──────── Data records ────────
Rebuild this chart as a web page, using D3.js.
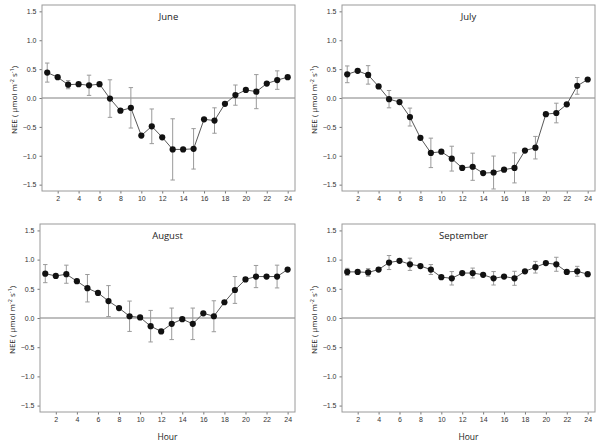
<!DOCTYPE html>
<html>
<head>
<meta charset="utf-8">
<script src="https://cdn.jsdelivr.net/npm/d3@7"></script>
<style>
  body { margin: 0; background: #fff; }
  svg { font-family: "Open Sans", "Noto Sans", sans-serif; }
</style>
</head>
<body>
<svg id="chart" width="600" height="446"></svg>
<script>
'use strict';
// hourly mean NEE per month, error bars only on odd hours
const hours = d3.range(1, 25);
const months = ["June", "July", "August", "September"];

const juneNEE = [0.44, 0.36, 0.23, 0.24, 0.22, 0.24, -0.01, -0.22, -0.17, -0.65, -0.49, -0.68,
                 -0.89, -0.89, -0.88, -0.37, -0.39, -0.10, 0.05, 0.14, 0.11, 0.25, 0.31, 0.36];
const juneErr = [0.165, null, 0.07, null, 0.175, null, 0.325, null, 0.35, null, 0.30, null,
                 0.53, null, 0.35, null, 0.22, null, 0.175, null, 0.295, null, 0.16, null];

const julyNEE = [0.41, 0.47, 0.40, 0.20, -0.02, -0.07, -0.33, -0.69, -0.95, -0.93, -1.05, -1.21,
                 -1.19, -1.30, -1.29, -1.24, -1.21, -0.91, -0.86, -0.28, -0.26, -0.11, 0.21, 0.32];
const julyErr = [0.145, null, 0.16, null, 0.15, null, 0.155, null, 0.255, null, 0.215, null,
                 0.235, null, 0.285, null, 0.26, null, 0.195, null, 0.17, null, 0.145, null];

const augNEE = [0.76, 0.72, 0.75, 0.63, 0.51, 0.43, 0.29, 0.17, 0.03, 0.01, -0.14, -0.23,
                -0.10, -0.02, -0.10, 0.08, 0.03, 0.27, 0.48, 0.66, 0.71, 0.71, 0.71, 0.83];
const augErr = [0.155, null, 0.155, null, 0.235, null, 0.265, null, 0.26, null, 0.27, null,
                0.27, null, 0.27, null, 0.265, null, 0.23, null, 0.19, null, 0.195, null];

const sepNEE = [0.79, 0.79, 0.78, 0.83, 0.95, 0.98, 0.92, 0.89, 0.83, 0.70, 0.68, 0.77,
                0.77, 0.74, 0.68, 0.71, 0.68, 0.80, 0.87, 0.94, 0.92, 0.79, 0.80, 0.75];
const sepErr = [0.06, null, 0.065, null, 0.12, null, 0.105, null, 0.085, null, 0.115, null,
                0.085, null, 0.115, null, 0.12, null, 0.10, null, 0.12, null, 0.085, null];

const yTicks = [-1.5, -1.0, -0.5, 0.0, 0.5, 1.0, 1.5];
const xTicks = d3.range(2, 25, 2);

const series = [juneNEE, julyNEE, augNEE, sepNEE];
const errors = [juneErr, julyErr, augErr, sepErr];

// panel boxes: [left, top, right, bottom]
const boxes = [[42, 5, 295, 191], [342, 5, 595, 191], [40, 224, 295, 412], [342, 224, 595, 412]];

const svg = d3.select("#chart");
const gray = "#9a9a9a";

months.forEach((name, i) => {
  const [l, t, r, b] = boxes[i];
  const x = d3.scaleLinear().domain([0.5, 24.7]).range([l, r]);
  const y = d3.scaleLinear().domain([-1.61, 1.61]).range([b, t]);
  const g = svg.append("g");

  const rows = hours.map((h, k) => ({h: h, v: series[i][k], e: errors[i][k]}));

  // zero line
  g.append("line")
    .attr("x1", l).attr("x2", r)
    .attr("y1", y(0)).attr("y2", y(0))
    .attr("stroke", i === 2 ? "#a8a8a8" : "#808080")
    .attr("stroke-width", i === 2 ? 1.6 : 1);

  // axes
  const xAxis = d3.axisBottom(x).tickValues(xTicks).tickSize(2.5).tickPadding(3)
    .tickFormat(d3.format("d"));
  const yAxis = d3.axisLeft(y).tickValues(yTicks).tickSize(2.5).tickPadding(3)
    .tickFormat(d3.format(".1f"));

  const gx = g.append("g").attr("transform", `translate(0,${b})`).call(xAxis);
  const gy = g.append("g").attr("transform", `translate(${l},0)`).call(yAxis);
  [gx, gy].forEach(a => {
    a.select(".domain").remove();
    a.selectAll(".tick line").attr("stroke", "#777");
    a.selectAll(".tick text").attr("fill", "#333").style("font-size", "7px");
  });

  // frame
  g.append("rect")
    .attr("x", l).attr("y", t).attr("width", r - l).attr("height", b - t)
    .attr("fill", "none").attr("stroke", gray).attr("stroke-width", 1);

  // error bars
  const eb = g.append("g").selectAll("g")
    .data(rows.filter(d => d.e != null))
    .join("g")
    .attr("stroke", gray).attr("stroke-width", 1);
  eb.append("line")
    .attr("x1", d => x(d.h)).attr("x2", d => x(d.h))
    .attr("y1", d => y(d.v + d.e)).attr("y2", d => y(d.v - d.e));
  eb.append("line")
    .attr("x1", d => x(d.h) - 2.2).attr("x2", d => x(d.h) + 2.2)
    .attr("y1", d => y(d.v + d.e)).attr("y2", d => y(d.v + d.e));
  eb.append("line")
    .attr("x1", d => x(d.h) - 2.2).attr("x2", d => x(d.h) + 2.2)
    .attr("y1", d => y(d.v - d.e)).attr("y2", d => y(d.v - d.e));

  // connecting line
  g.append("path")
    .datum(rows)
    .attr("fill", "none")
    .attr("stroke", "#444")
    .attr("stroke-width", 0.9)
    .attr("d", d3.line().x(d => x(d.h)).y(d => y(d.v)));

  // points
  g.append("g").selectAll("circle")
    .data(rows)
    .join("circle")
    .attr("cx", d => x(d.h)).attr("cy", d => y(d.v))
    .attr("r", 3.1)
    .attr("fill", "#111");

  // month title
  g.append("text")
    .attr("x", (l + r) / 2 + (i === 3 ? -5 : 0))
    .attr("y", t + 15)
    .attr("text-anchor", "middle")
    .attr("fill", "#222")
    .style("font-size", "9.5px")
    .text(name);

  // y label
  const yl = g.append("text")
    .attr("transform", `translate(${l - 25},${(t + b) / 2 + 2}) rotate(-90)`)
    .attr("text-anchor", "middle")
    .attr("fill", "#222")
    .style("font-size", "8px");
  yl.append("tspan").text("NEE (  \u03bcmol m");
  yl.append("tspan").attr("dy", -3).style("font-size", "5.5px").text("-2");
  yl.append("tspan").attr("dy", 3).text(" s");
  yl.append("tspan").attr("dy", -3).style("font-size", "5.5px").text("-1");
  yl.append("tspan").attr("dy", 3).text(")");

  // x label on bottom row
  if (i >= 2) {
    g.append("text")
      .attr("x", (l + r) / 2)
      .attr("y", 440)
      .attr("text-anchor", "middle")
      .attr("fill", "#222")
      .style("font-size", "8.5px")
      .text("Hour");
  }
});
</script>
</body>
</html>
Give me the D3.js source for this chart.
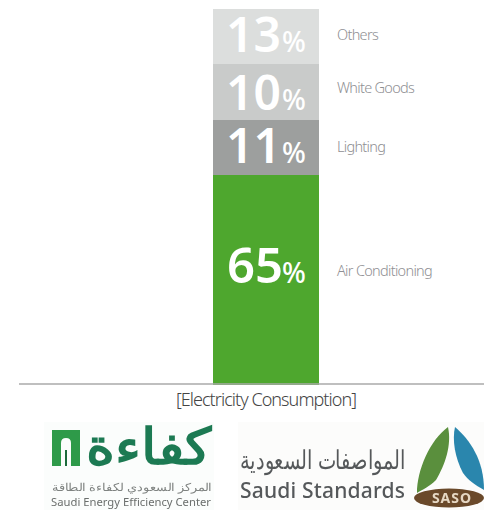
<!DOCTYPE html>
<html>
<head>
<meta charset="utf-8">
<script src="https://cdnjs.cloudflare.com/ajax/libs/d3/7.8.5/d3.min.js"></script>
<style>
html, body { margin: 0; padding: 0; background: #fff; }
svg { display: block; }
text { font-family: "Noto Sans", sans-serif; }
</style>
</head>
<body>
<svg id="vis" width="484" height="511"></svg>
<script>
var categories = ["Air Conditioning", "Lighting", "White Goods", "Others"];
var shares = [65, 11, 10, 13];
var colors = ["#4ea72e", "#9d9f9e", "#c9cbca", "#dcdedd"];
var caption = "[Electricity Consumption]";

var svg = d3.select("#vis");

// stack bottom to top
var stack = [];
var running = 0;
categories.forEach(function(c, i) {
  stack.push({name: c, value: shares[i], y0: running, y1: running + shares[i], color: colors[i]});
  running += shares[i];
});

// the picture doesnt draw the segments to proportion, so y is piecewise
var y = d3.scaleLinear()
    .domain([0].concat(stack.map(d => d.y1)))
    .range([385, 175, 120, 64, 9]);

var x = d3.scaleBand()
    .domain(["share"])
    .range([213, 319]);

// text isnt centred in the segments, offsets from the segment middle
var numberNudge = {65: 3, 11: 15.5, 10: 18, 13: 15.5};
var labelNudge = {65: -9, 11: -0.5, 10: -4, 13: -2};
var mid = d => (y(d.y0) + y(d.y1)) / 2;

var seg = svg.append("g").selectAll("g")
    .data(stack)
    .enter().append("g");

seg.append("rect")
    .attr("x", x("share"))
    .attr("width", x.bandwidth())
    .attr("y", d => y(d.y1))
    .attr("height", d => y(d.y0) - y(d.y1))
    .attr("fill", d => d.color);

seg.append("text")
    .attr("x", d => d.value == 65 ? 283 : 281)
    .attr("y", d => mid(d) + numberNudge[d.value])
    .attr("text-anchor", "end")
    .attr("fill", "#fff")
    .attr("font-weight", 600)
    .attr("font-size", d => d.value == 65 ? 49 : 48)
    .text(d => d.value);

seg.append("text")
    .attr("x", 282)
    .attr("y", d => mid(d) + numberNudge[d.value])
    .attr("font-family", "Roboto")
    .attr("fill", "#fff")
    .attr("font-weight", 500)
    .attr("font-size", 28)
    .text("%");

seg.append("text")
    .attr("x", 337)
    .attr("y", d => mid(d) + labelNudge[d.value])
    .attr("dy", "0.35em")
    .attr("fill", "#8f8f93")
    .attr("font-size", 14.5)
    .attr("font-weight", 300)
    .attr("letter-spacing", -0.7)
    .text(d => d.name);

// baseline
svg.append("line")
    .attr("x1", 19).attr("x2", 484)
    .attr("y1", 384).attr("y2", 384)
    .attr("stroke", "#aaaaaa")
    .attr("stroke-width", 1.5);
seg.filter(d => d.y0 == 0).raise();

svg.append("text")
    .attr("x", 266)
    .attr("y", 406)
    .attr("text-anchor", "middle")
    .attr("font-family", "Open Sans")
    .attr("font-size", 18)
    .attr("font-weight", 300)
    .attr("letter-spacing", -0.95)
    .attr("fill", "#444")
    .text(caption);

/*
 * LOGOS
 */
var defs = svg.append("defs");
defs.append("filter").attr("id", "soft")
  .append("feGaussianBlur").attr("stdDeviation", 0.6);

var logo1 = svg.append("g").attr("filter", "url(#soft)");
logo1.append("rect").attr("x", 44).attr("y", 422).attr("width", 170).attr("height", 88).attr("fill", "#fbfdfc");
logo1.append("rect").attr("x", 52).attr("y", 430).attr("width", 28).attr("height", 36).attr("fill", "#2f9a4a");
logo1.append("path").attr("d", "M61 466V443q0-5 5-5t5 5v23z").attr("fill", "#fbfdfc");
logo1.append("path").attr("d", "M65 466V450h2v16z").attr("fill", "#1c6b3a");
logo1.append("text")
    .attr("x", 212).attr("y", 464)
    .attr("text-anchor", "end")
    .attr("font-family", "DejaVu Sans")
    .attr("font-weight", "bold")
    .attr("font-size", 50)
    .attr("fill", "#1f7a52")
    .attr("textLength", 126)
    .attr("lengthAdjust", "spacingAndGlyphs")
    .text("كفاءة");
logo1.append("text")
    .attr("x", 212).attr("y", 491)
    .attr("text-anchor", "end")
    .attr("font-family", "DejaVu Sans")
    .attr("font-size", 11)
    .attr("fill", "#7f8381")
    .attr("textLength", 160)
    .attr("lengthAdjust", "spacingAndGlyphs")
    .text("المركز السعودي لكفاءة الطاقة");
logo1.append("text")
    .attr("x", 51).attr("y", 506)
    .attr("font-family", "Liberation Sans")
    .attr("font-size", 11)
    .attr("fill", "#6a6e6c")
    .attr("textLength", 160)
    .attr("lengthAdjust", "spacingAndGlyphs")
    .text("Saudi Energy Efficiency Center");

var logo2 = svg.append("g").attr("filter", "url(#soft)");
logo2.append("rect").attr("x", 238).attr("y", 422).attr("width", 246).attr("height", 88).attr("fill", "#fcfcfb");
logo2.append("text")
    .attr("x", 405).attr("y", 469)
    .attr("text-anchor", "end")
    .attr("font-family", "DejaVu Sans")
    .attr("font-size", 26)
    .attr("fill", "#55585a")
    .attr("textLength", 165)
    .attr("lengthAdjust", "spacingAndGlyphs")
    .text("المواصفات السعودية");
logo2.append("text")
    .attr("x", 240).attr("y", 498)
    .attr("font-family", "DejaVu Sans")
    .attr("font-size", 21)
    .attr("font-weight", 500)
    .attr("fill", "#55585a")
    .attr("textLength", 165)
    .attr("lengthAdjust", "spacing")
    .text("Saudi Standards");
logo2.append("path").attr("d", "M448 427C452 445 445 465 436 480C430 486 422 490 417 493C417 470 430 440 448 427Z").attr("fill", "#5a8f3c");
logo2.append("path").attr("d", "M455 427C470 440 484 460 484 490C475 485 468 480 463 473C455 458 452 440 455 427Z").attr("fill", "#2a86ad");
logo2.append("ellipse").attr("cx", 449).attr("cy", 498).attr("rx", 35).attr("ry", 9.5).attr("fill", "#6b4a2c");
logo2.append("text")
    .attr("x", 452).attr("y", 503)
    .attr("text-anchor", "middle")
    .attr("font-family", "Liberation Sans")
    .attr("font-weight", "bold")
    .attr("font-size", 14)
    .attr("letter-spacing", 1)
    .attr("fill", "#e6d8c4")
    .text("SASO");
</script>
</body>
</html>
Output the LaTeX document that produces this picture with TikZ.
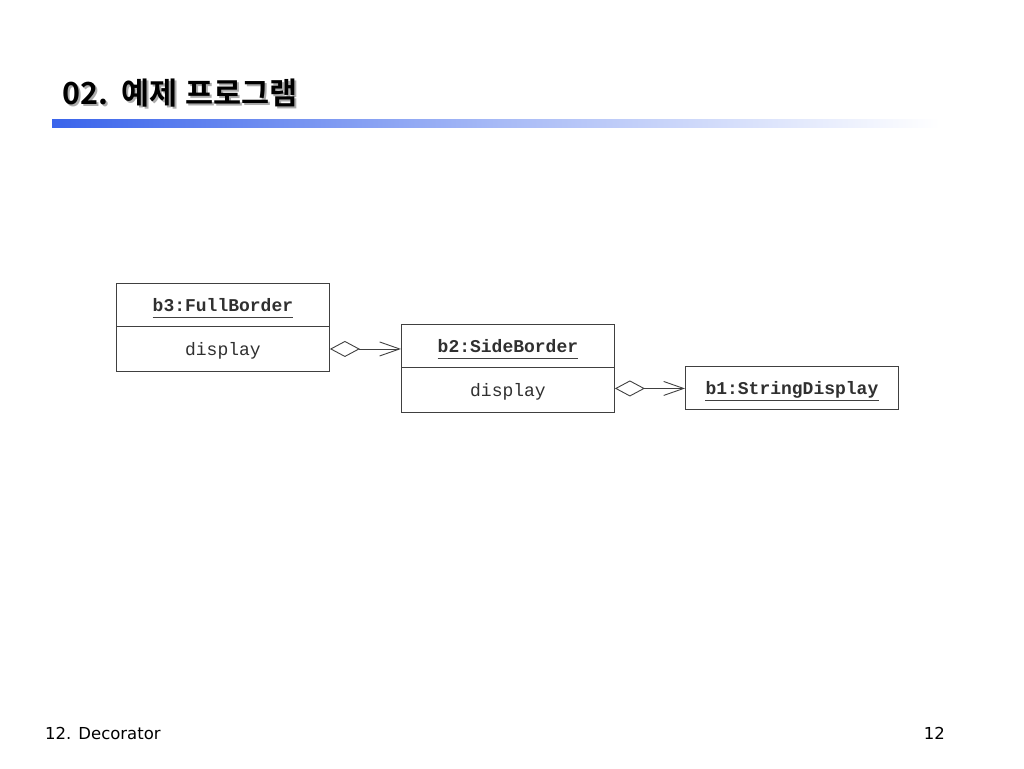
\documentclass[tikz,border=0pt]{standalone}
\usepackage{fontspec}
\usetikzlibrary{arrows.meta,calc}
\newfontfamily\krfont{Noto Sans CJK KR Bold}
\newfontfamily\monofnt{Liberation Mono}
\newfontfamily\footfnt{DejaVu Sans}
\definecolor{linec}{HTML}{404040}
\definecolor{txtc}{HTML}{303030}
\definecolor{barblue}{RGB}{58,100,235}
\newcommand{\titletext}{02.\hspace{13pt}예제\hspace{8pt}프로그램}
\tikzset{
  x=1pt,y=-1pt,
  comp/.style={draw=linec, line width=0.9pt, minimum width=213pt, inner sep=0pt, anchor=north west},
  mono/.style={font=\monofnt\fontsize{18}{20}\selectfont, text=txtc, inner sep=0pt, anchor=base},
  monob/.style={mono, font=\monofnt\bfseries\fontsize{18}{20}\selectfont},
  uline/.style={draw=linec, line width=0.8pt},
  assoc/.style={draw=linec, line width=0.9pt, {Diamond[open,length=30pt,width=16pt]}-{Straight Barb[length=20pt,width=14pt]}},
  foot/.style={font=\footfnt\fontsize{16.5}{18}\selectfont, text=black, inner sep=0pt},
  ttl/.style={font=\krfont\fontsize{30.5}{32}\selectfont, anchor=base west, inner sep=0pt},
}
\begin{document}
\begin{tikzpicture}
\useasboundingbox (0,0) rectangle (1024,768);
\fill[white] (0,0) rectangle (1024,768);
% title
\node[ttl, text=gray!65] (tshadow) at (64.5,106.5) {\titletext};
\node[ttl, text=black] (title) at (62,104) {\titletext};
\shade[left color=barblue, right color=white, middle color=barblue!45] (52,119) rectangle (940,127);
% b3
\node[comp, minimum height=43pt] (b3top) at (116,283) {};
\node[comp, minimum height=45pt] (b3bot) at (116,326) {};
\node[monob] (b3t) at ($(b3top.center)+(0,7)$) {b3:FullBorder};
\draw[uline] ([yshift=-5pt]b3t.base west) -- ([yshift=-5pt]b3t.base east);
\node[mono] (b3d) at ($(b3bot.center)+(0,7)$) {display};
% b2
\node[comp, minimum height=43pt] (b2top) at (401,324) {};
\node[comp, minimum height=45pt] (b2bot) at (401,367) {};
\node[monob] (b2t) at ($(b2top.center)+(0,7)$) {b2:SideBorder};
\draw[uline] ([yshift=-5pt]b2t.base west) -- ([yshift=-5pt]b2t.base east);
\node[mono] (b2d) at ($(b2bot.center)+(0,7)$) {display};
% b1
\node[comp, minimum height=43pt] (b1) at (685,366) {};
\node[monob] (b1t) at ($(b1.center)+(0,7)$) {b1:StringDisplay};
\draw[uline] ([yshift=-5pt]b1t.base west) -- ([yshift=-5pt]b1t.base east);
% connectors
\draw[assoc] (b3bot.east) -- (b3bot.east -| b2top.west);
\draw[assoc] ([yshift=1.5pt]b2bot.east) -- ([yshift=1.5pt]b2bot.east -| b1.west);
% footer
\node[foot, anchor=base west] (ftl) at (45,739) {12. Decorator};
\node[foot, anchor=base east] (ftr) at (945,739) {12};
\end{tikzpicture}
\end{document}
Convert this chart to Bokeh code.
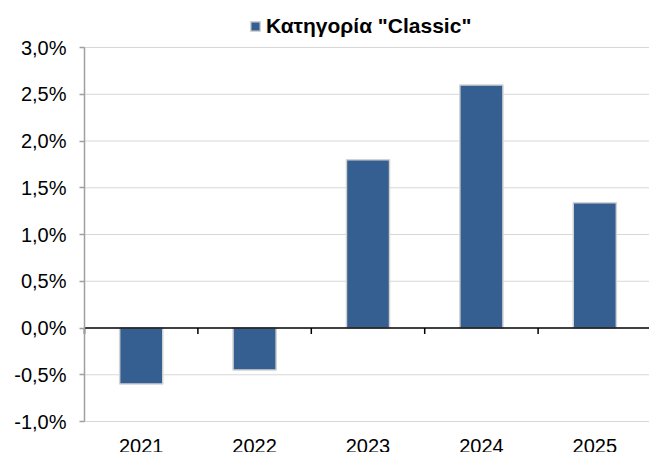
────────
*Aim*. Take the records above from their first line through the line with "null, 0.16, null];" and set those lines down word for word, minus the pictures.

*Written response*.
Rebuild this chart as a web page, using D3.js.
<!DOCTYPE html>
<html>
<head>
<meta charset="utf-8">
<script src="https://cdn.jsdelivr.net/npm/d3@7"></script>
<style>
  body { margin: 0; background: #fff; }
  svg { font-family: "Open Sans", "Noto Sans", sans-serif; }
</style>
</head>
<body>
<svg id="chart" width="600" height="446"></svg>
<script>
'use strict';
// hourly mean NEE per month, error bars only on odd hours
const hours = d3.range(1, 25);
const months = ["June", "July", "August", "September"];

const juneNEE = [0.44, 0.36, 0.23, 0.24, 0.22, 0.24, -0.01, -0.22, -0.17, -0.65, -0.49, -0.68,
                 -0.89, -0.89, -0.88, -0.37, -0.39, -0.10, 0.05, 0.14, 0.11, 0.25, 0.31, 0.36];
const juneErr = [0.165, null, 0.07, null, 0.175, null, 0.325, null, 0.35, null, 0.30, null,
                 0.53, null, 0.35, null, 0.22, null, 0.175, null, 0.295, null, 0.16, null];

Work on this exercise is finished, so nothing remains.